Broilers are like upside-down grills inside your oven. You can expose your foods to very high heat to effectively cook, like on a grill. Broilers are best used for thin cuts of meat, vegetables or foods that are fairly tender. Here’s everything you need to know for the best results from your broiler.
First, it’s important to understand where the broiler is located inside your oven. Usually it’s the same element inside that is used for baking and roasting. Often the broiler is located at the top, meaning you’ll have to place your oven rack at the highest position possible, typically three to four inches away from the broiler.
The broiler can also be located at the bottom of the oven or in another compartment underneath. You would need to place your food closer to this side, but there may be more limitations on how you broil with it.
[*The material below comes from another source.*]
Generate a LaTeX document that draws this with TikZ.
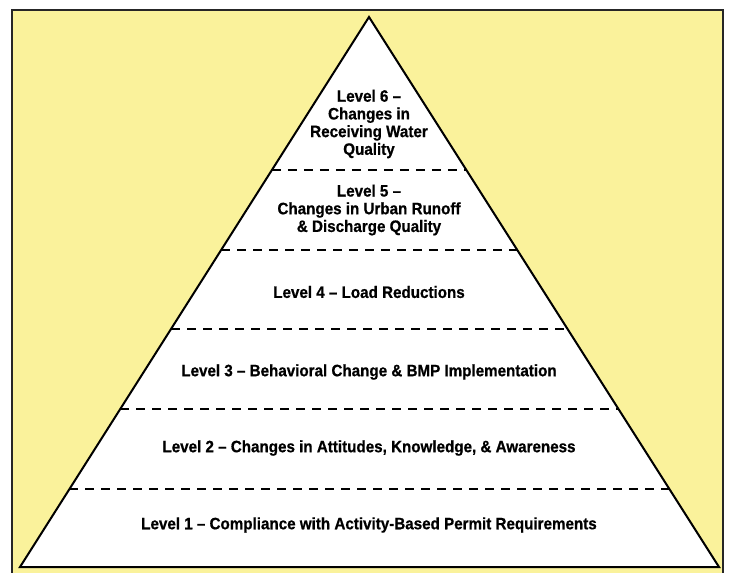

Preheat. You’ll need to test your broiler a few times to see what settings would be ideal. Treat it similar to a grill in that you should turn it on for about five minutes before cooking to give it time to heat up. Take a look to see how the broiler behaves, your broiler may have a rod with flames coming out either side. In this scenario placing food directly underneath the line would cook food evenly.
Time. Broiling is meant to be done fairly quickly, usually in five or ten minutes. Anything longer can take your nice sear to a burn. You’ll only be really cooking the outer surfaces, so pick foods that are quick to cook like vegetables or thin cuts of meat. If your food isn’t cooked enough at the end, you can put it in the oven to finish. On the other hand, you can cook with the oven first and then broil at the end to give a nice crust or sear to the surface.
Pans. Grated broiling pans may allow greater airflow, but aren’t always necessary when using a broiler. You can achieve a similar effect by periodically flipping your food as it cooks. Try using a preheated cast iron skillet or even heavy duty sheet pans as an alternative.